As an aside, I also have gotten the printout into Photoshop, as high quality JPEG files to save space, and the printout is excellent. Too bad it is so much more work: from NWC2, preview/copy to clipboard; paste into Atlantis word processor (slow graphic handling of the huge NWC2 file, even at the printer's lowest setting of 360dpi); reduce color quality to 2 colors; save as JPEG; open with Photoshop; resize to reasonable photo-quality output (letter size, 300dpi grayscale file); then print one page at a time. But, at least, once in Photoshop I can manipulate the graphic file to my heart's content and remove all the duplicate and conflicting marks.
Thanks for the try, but that requires a limited space above and below the staff that I can't accommodate with lyrics below and dynamic marks above and below to clearly mark split soprano and bass chorus lines with different dynamics.

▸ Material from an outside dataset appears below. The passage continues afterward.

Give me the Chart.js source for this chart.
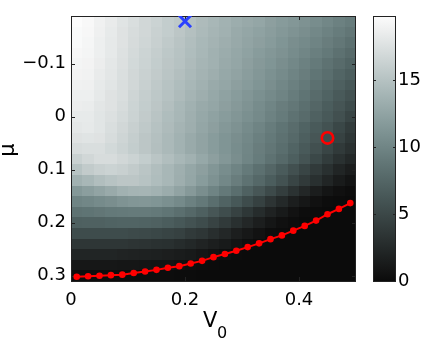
<!DOCTYPE html>
<html>
<head>
<meta charset="utf-8">
<script src="https://cdn.jsdelivr.net/npm/chart.js@4/dist/chart.umd.min.js"></script>
<style>
  body { margin: 0; background: #fff; }
  #wrap { position: relative; width: 436px; height: 342px; }
  #wrap canvas { position: absolute; left: 0; top: 0; }
</style>
</head>
<body>
<div id="wrap">
  <canvas id="mapa" width="436" height="342"></canvas>
  <canvas id="barra" width="436" height="342"></canvas>
</div>
<script>
"use strict";
// centros de las celdas
const v0Centros = [0.01, 0.03, 0.05, 0.07, 0.09, 0.11, 0.13, 0.15, 0.17, 0.19, 0.21, 0.23, 0.25,
    0.27, 0.29, 0.31, 0.33, 0.35, 0.37, 0.39, 0.41, 0.43, 0.45, 0.47, 0.49];
const muCentros = [-0.18, -0.16, -0.14, -0.12, -0.10, -0.08, -0.06, -0.04, -0.02, 0, 0.02, 0.04, 0.06,
    0.08, 0.10, 0.12, 0.14, 0.16, 0.18, 0.20, 0.22, 0.24, 0.26, 0.28, 0.30];
// valores del mapa, una fila por cada mu (de arriba hacia abajo)
const valores = [
    [19.8, 19.5, 18.9, 18.4, 17.8, 17.3, 16.8, 16.4, 15.9, 15.5, 15.0, 14.5, 14.1, 13.7, 13.3, 13.0, 12.7, 12.2, 11.8, 11.5, 11.1, 10.7, 10.2, 9.7, 9.3],
    [19.6, 19.4, 18.8, 18.3, 17.7, 17.2, 16.8, 16.3, 15.9, 15.4, 14.9, 14.4, 14.0, 13.6, 13.1, 12.7, 12.4, 12.0, 11.6, 11.2, 10.8, 10.3, 9.8, 9.3, 8.8],
    [19.6, 19.3, 18.7, 18.2, 17.7, 17.1, 16.7, 16.2, 15.7, 15.2, 14.7, 14.2, 13.8, 13.4, 13.0, 12.6, 12.2, 11.8, 11.3, 10.8, 10.4, 9.9, 9.4, 8.9, 8.3],
    [19.4, 19.2, 18.7, 18.2, 17.6, 17.0, 16.5, 16.0, 15.5, 15.1, 14.6, 14.1, 13.6, 13.2, 12.8, 12.4, 11.9, 11.5, 11.1, 10.6, 10.1, 9.5, 9.0, 8.4, 7.8],
    [19.2, 19.1, 18.6, 18.1, 17.5, 16.9, 16.4, 15.9, 15.4, 15.0, 14.5, 14.0, 13.6, 13.1, 12.7, 12.2, 11.7, 11.3, 10.8, 10.3, 9.7, 9.1, 8.5, 7.9, 7.3],
    [19.1, 19.0, 18.4, 18.0, 17.4, 16.8, 16.3, 15.8, 15.3, 14.8, 14.3, 13.8, 13.4, 12.9, 12.5, 12.0, 11.5, 11.0, 10.5, 9.9, 9.4, 8.7, 8.1, 7.4, 6.8],
    [18.9, 18.8, 18.3, 17.9, 17.3, 16.8, 16.2, 15.6, 15.1, 14.6, 14.1, 13.6, 13.1, 12.7, 12.2, 11.8, 11.3, 10.8, 10.2, 9.6, 9.0, 8.3, 7.6, 7.0, 6.3],
    [18.7, 18.7, 18.2, 17.7, 17.3, 16.6, 16.0, 15.5, 15.0, 14.5, 13.9, 13.4, 12.9, 12.4, 11.9, 11.4, 10.9, 10.4, 9.9, 9.3, 8.6, 7.9, 7.2, 6.5, 5.8],
    [18.6, 18.5, 18.0, 17.7, 17.2, 16.5, 15.9, 15.4, 14.8, 14.2, 13.6, 13.1, 12.7, 12.2, 11.7, 11.2, 10.6, 10.0, 9.4, 8.9, 8.2, 7.5, 6.7, 6.1, 5.3],
    [18.3, 18.3, 17.9, 17.5, 17.0, 16.4, 15.8, 15.2, 14.6, 14.1, 13.5, 12.9, 12.4, 11.9, 11.4, 10.9, 10.4, 9.8, 9.2, 8.5, 7.9, 7.1, 6.4, 5.7, 4.8],
    [18.1, 18.2, 17.9, 17.3, 16.8, 16.2, 15.6, 15.0, 14.5, 13.9, 13.4, 12.7, 12.2, 11.6, 11.1, 10.5, 9.9, 9.3, 8.6, 8.0, 7.2, 6.5, 5.8, 4.9, 4.0],
    [17.7, 17.8, 17.7, 17.2, 16.6, 16.0, 15.4, 14.9, 14.3, 13.7, 13.1, 12.5, 11.9, 11.3, 10.8, 10.3, 9.6, 9.0, 8.4, 7.7, 6.9, 6.2, 5.3, 4.5, 3.6],
    [17.2, 17.3, 17.3, 16.9, 16.4, 15.9, 15.4, 14.8, 14.3, 13.7, 13.1, 12.5, 11.9, 11.3, 10.7, 10.1, 9.4, 8.8, 8.1, 7.3, 6.5, 5.7, 4.8, 3.9, 3.1],
    [16.3, 16.8, 17.2, 17.2, 16.8, 16.4, 15.9, 15.3, 14.7, 14.1, 13.6, 12.9, 12.2, 11.5, 10.8, 10.0, 9.3, 8.5, 7.7, 6.9, 6.0, 5.0, 4.0, 3.1, 2.4],
    [15.1, 15.8, 16.2, 16.4, 16.2, 15.8, 15.3, 14.7, 14.1, 13.5, 12.8, 12.2, 11.4, 10.7, 9.9, 9.1, 8.3, 7.5, 6.6, 5.7, 4.8, 3.9, 3.0, 2.1, 1.5],
    [13.6, 14.1, 14.7, 15.1, 15.4, 15.4, 15.1, 14.6, 14.1, 13.4, 12.7, 11.9, 11.1, 10.3, 9.4, 8.5, 7.6, 6.7, 5.8, 4.8, 3.9, 3.0, 2.1, 1.3, 0.7],
    [11.6, 12.1, 12.6, 13.1, 13.6, 13.9, 14.0, 13.7, 13.2, 12.5, 11.7, 10.8, 9.9, 9.0, 8.1, 7.1, 6.2, 5.2, 4.2, 3.2, 2.3, 1.5, 0.8, 0.4, 0.2],
    [9.9, 10.2, 10.5, 10.8, 11.2, 11.4, 11.5, 11.3, 10.9, 10.4, 9.7, 9.0, 8.1, 7.2, 6.3, 5.3, 4.4, 3.4, 2.5, 1.6, 1.0, 0.5, 0.2, 0.1, 0],
    [8.5, 8.6, 8.8, 9.0, 9.1, 9.2, 9.2, 9.0, 8.7, 8.2, 7.6, 7.0, 6.2, 5.4, 4.5, 3.6, 2.7, 1.9, 1.2, 0.6, 0.2, 0.1, 0, 0, 0],
    [7.0, 7.1, 7.1, 7.2, 7.3, 7.3, 7.2, 7.1, 6.7, 6.3, 5.8, 5.3, 4.6, 3.9, 3.0, 2.3, 1.6, 0.9, 0.4, 0.2, 0, 0, 0, 0, 0],
    [5.3, 5.3, 5.3, 5.3, 5.3, 5.2, 5.1, 4.9, 4.7, 4.4, 3.9, 3.5, 2.9, 2.3, 1.6, 1.1, 0.6, 0.2, 0.1, 0, 0, 0, 0, 0, 0],
    [3.5, 3.5, 3.5, 3.5, 3.5, 3.4, 3.3, 3.1, 3.0, 2.7, 2.4, 2.0, 1.6, 1.2, 0.7, 0.3, 0.1, 0, 0, 0, 0, 0, 0, 0, 0],
    [2.1, 2.1, 2.1, 2.1, 2.0, 1.9, 1.8, 1.7, 1.6, 1.4, 1.2, 0.9, 0.6, 0.3, 0.1, 0, 0, 0, 0, 0, 0, 0, 0, 0, 0],
    [1.0, 1.0, 1.0, 1.0, 0.9, 0.9, 0.8, 0.7, 0.7, 0.5, 0.3, 0.2, 0.1, 0, 0, 0, 0, 0, 0, 0, 0, 0, 0, 0, 0],
    [0.2, 0.2, 0.2, 0.2, 0.2, 0.2, 0.2, 0.2, 0.2, 0.1, 0.1, 0, 0, 0, 0, 0, 0, 0, 0, 0, 0, 0, 0, 0, 0]
];
// curva roja (mu critico para cada V0)
const muCritico = [0.302, 0.301, 0.300, 0.299, 0.298, 0.295, 0.292, 0.289, 0.285, 0.282, 0.277, 0.272, 0.265,
    0.259, 0.253, 0.246, 0.239, 0.231, 0.224, 0.215, 0.206, 0.196, 0.184, 0.174, 0.163];
// marcadores
const puntoCirculo = { x: 0.45, y: 0.04 };
const puntoCruz = { x: 0.2, y: -0.18 };
// ejes
const xTicks = [0, 0.2, 0.4];
const xEtiquetas = ["0", "0.2", "0.4"];
const yTicks = [-0.1, 0, 0.1, 0.2, 0.3];
const yEtiquetas = ["\u22120.1", "0", "0.1", "0.2", "0.3"];
const barraMax = 19.8;
const barraTicks = [0, 5, 10, 15];
const barraEtiquetas = ["0", "5", "10", "15"];

const FUENTE = "'DejaVu Sans', 'Liberation Sans', Arial, sans-serif";
const BORDE = "#222";

// mapa de colores gris con tinte cian
function colorMapa(v) {
    const t = Math.max(0, Math.min(1, v / barraMax));
    const g = 11 + 241 * t;
    const d = 21 * Math.pow(Math.sin(Math.PI * t), 1.5);
    return `rgb(${Math.round(g - d)},${Math.round(g)},${Math.round(g)})`;
}

function marcarTicks(ctx, area, xs, ys, largo) {
    ctx.save();
    ctx.strokeStyle = BORDE;
    ctx.lineWidth = 1;
    ctx.beginPath();
    xs.forEach(px => {
        const p = Math.round(px) + 0.5;
        ctx.moveTo(p, area.bottom);
        ctx.lineTo(p, area.bottom - largo);
        ctx.moveTo(p, area.top);
        ctx.lineTo(p, area.top + largo);
    });
    ys.forEach(py => {
        const p = Math.round(py) + 0.5;
        ctx.moveTo(area.left, p);
        ctx.lineTo(area.left + largo, p);
        ctx.moveTo(area.right, p);
        ctx.lineTo(area.right - largo, p);
    });
    ctx.stroke();
    ctx.strokeRect(area.left + 0.5, area.top + 0.5, area.right - area.left - 1, area.bottom - area.top);
    ctx.restore();
}

const pluginMapa = {
    id: "mapa",
    beforeDatasetsDraw(chart) {
        const { ctx, scales: { x, y } } = chart;
        const hx = (v0Centros[1] - v0Centros[0]) / 2;
        const hy = (muCentros[1] - muCentros[0]) / 2;
        valores.forEach((fila, i) => {
            fila.forEach((val, j) => {
                const x0 = Math.round(x.getPixelForValue(v0Centros[j] - hx));
                const x1 = Math.round(x.getPixelForValue(v0Centros[j] + hx));
                const y0 = Math.round(y.getPixelForValue(muCentros[i] - hy));
                const y1 = Math.round(y.getPixelForValue(muCentros[i] + hy));
                ctx.fillStyle = colorMapa(val);
                ctx.fillRect(x0, Math.min(y0, y1), x1 - x0, Math.abs(y1 - y0));
            });
        });
        marcarTicks(ctx, chart.chartArea, xTicks.map(v => x.getPixelForValue(v)),
            yTicks.map(v => y.getPixelForValue(v)), 4);
    },
    afterDraw(chart) {
        const ctx = chart.ctx;
        ctx.save();
        ctx.fillStyle = "#000";
        // titulo eje y
        ctx.font = `21px ${FUENTE}`;
        ctx.textAlign = "center";
        ctx.textBaseline = "alphabetic";
        ctx.translate(14, 150);
        ctx.rotate(-Math.PI / 2);
        ctx.fillText("\u03bc", 0, 0);
        ctx.restore();
        // titulo eje x con subindice
        ctx.save();
        ctx.fillStyle = "#000";
        ctx.textAlign = "left";
        ctx.textBaseline = "alphabetic";
        ctx.font = `21px ${FUENTE}`;
        ctx.fillText("V", 203, 327);
        ctx.font = `16px ${FUENTE}`;
        ctx.fillText("0", 217, 338);
        ctx.restore();
    }
};

const pluginBarra = {
    id: "barra",
    beforeDatasetsDraw(chart) {
        const { ctx, chartArea: a, scales: { y } } = chart;
        const grad = ctx.createLinearGradient(0, y.getPixelForValue(0), 0, y.getPixelForValue(barraMax));
        for (let k = 0; k <= 20; k++) {
            grad.addColorStop(k / 20, colorMapa(barraMax * k / 20));
        }
        ctx.fillStyle = grad;
        ctx.fillRect(a.left, a.top, a.right - a.left, a.bottom - a.top);
        marcarTicks(ctx, a, [], barraTicks.map(v => y.getPixelForValue(v)), 3);
    }
};

const ticksFuente = { family: FUENTE, size: 18 };

new Chart(document.getElementById("mapa"), {
    type: "scatter",
    data: {
        datasets: [
            {
                data: v0Centros.map((v, i) => ({ x: v, y: muCritico[i] })),
                showLine: true,
                borderColor: "#ff0000",
                backgroundColor: "#ff0000",
                borderWidth: 2,
                pointRadius: 3.3,
                pointBorderWidth: 0
            },
            {
                data: [puntoCirculo],
                pointStyle: "circle",
                pointRadius: 5.7,
                borderColor: "#ff0000",
                backgroundColor: "rgba(0,0,0,0)",
                borderWidth: 2.6
            },
            {
                data: [puntoCruz],
                pointStyle: "crossRot",
                pointRadius: 8.5,
                borderColor: "#2a40ff",
                borderWidth: 3
            }
        ]
    },
    options: {
        responsive: false,
        animation: false,
        devicePixelRatio: 1,
        layout: { padding: { top: 16, right: 80, left: 0, bottom: 0 } },
        plugins: { legend: { display: false }, tooltip: { enabled: false } },
        scales: {
            x: {
                type: "linear",
                min: 0,
                max: 0.5,
                grid: { display: false, drawTicks: false },
                border: { display: false },
                afterBuildTicks: s => { s.ticks = xTicks.map(v => ({ value: v })); },
                afterFit: s => { s.height = 61; },
                ticks: {
                    padding: 9,
                    maxRotation: 0,
                    color: "#000",
                    font: ticksFuente,
                    callback: (v, i) => xEtiquetas[i]
                }
            },
            y: {
                type: "linear",
                reverse: true,
                min: -0.19,
                max: 0.31,
                grid: { display: false, drawTicks: false },
                border: { display: false },
                afterBuildTicks: s => { s.ticks = yTicks.map(v => ({ value: v })); },
                afterFit: s => { s.width = 71; },
                ticks: {
                    padding: 5,
                    color: "#000",
                    font: ticksFuente,
                    callback: (v, i) => yEtiquetas[i]
                }
            }
        }
    },
    plugins: [pluginMapa]
});

new Chart(document.getElementById("barra"), {
    type: "scatter",
    data: { datasets: [] },
    options: {
        responsive: false,
        animation: false,
        devicePixelRatio: 1,
        layout: { padding: { top: 16, right: 0, left: 373, bottom: 61 } },
        plugins: { legend: { display: false }, tooltip: { enabled: false } },
        scales: {
            x: { display: false, min: 0, max: 1 },
            y: {
                position: "right",
                min: 0,
                max: barraMax,
                grid: { display: false, drawTicks: false },
                border: { display: false },
                afterBuildTicks: s => { s.ticks = barraTicks.map(v => ({ value: v })); },
                afterFit: s => { s.width = 40; },
                ticks: {
                    padding: 2,
                    color: "#000",
                    font: ticksFuente,
                    callback: (v, i) => barraEtiquetas[i]
                }
            }
        }
    },
    plugins: [pluginBarra]
});
</script>
</body>
</html>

I have a score of 5 staves, 3 upper are Grand Staves and the 2 lower are SA and TB. The original composer has all bar lines going across all the staves and I can't figure out how to do that with NWC2 beta. I got the 3 upper Grands connected by making some hidden layered staffs Orchestral, but I can't get the lower 2 to connect up and there are gaps in bar lines above staff 4. So there is a gap between 3 and 4 with extended bar lines sticking up.
I tried adding a hidden layered staff of 0 lines between the 3 Grands and the 2 Orchestrals, but it didn't work no matter if it was Standard or Orchestral.
The problem looks like I can't give the lowest Grand Staff or a staff layered with it, properties that will allow it to extend the bar lines down to meet staff 4.
I'm transcribing some arrangements for a friend and I'm only interested in good quality paper output - essentially matching his notation as best possible.
I'm using beta 2.16 and find typing in the notes and indications to be very tedious. Is there a preferred way to work?
I'm setting up a choral score of 7 voices and there are times when dynamics and cresc. and decresc. are duplicated in two lines (at other times they are different, too), can I copy and paste whole sections of dynamic marks from one to the other? Maybe I should put the dynamics in first and then copy that section of staff to the other voice and add the notes afterward?
He uses a lot of dynamic markings and sometimes they get crowded so that placement of a dynamic and a decresc. and another dynamic have to be placed on on a couple of notes. I often have to play with locating them 4 or 5 times before I get them cleared up, even when added spacing of notes has been applied. "Best fit", Best fit forward", etc. don't always solve the problem, I wish I could just grab the mark and put it exactly where I want it or stretch a hairpin to fit. Any advice on how to do this efficiently?
Any other shortcuts to this time-consuming task? I'm not a musician and read music poorly, so I'm doing it by the click and check method, analogous to hunt and peck in typing except that I have to look from the manuscript to the screen and back for almost every mark. It takes me about an hour per page and I have a lot of pages.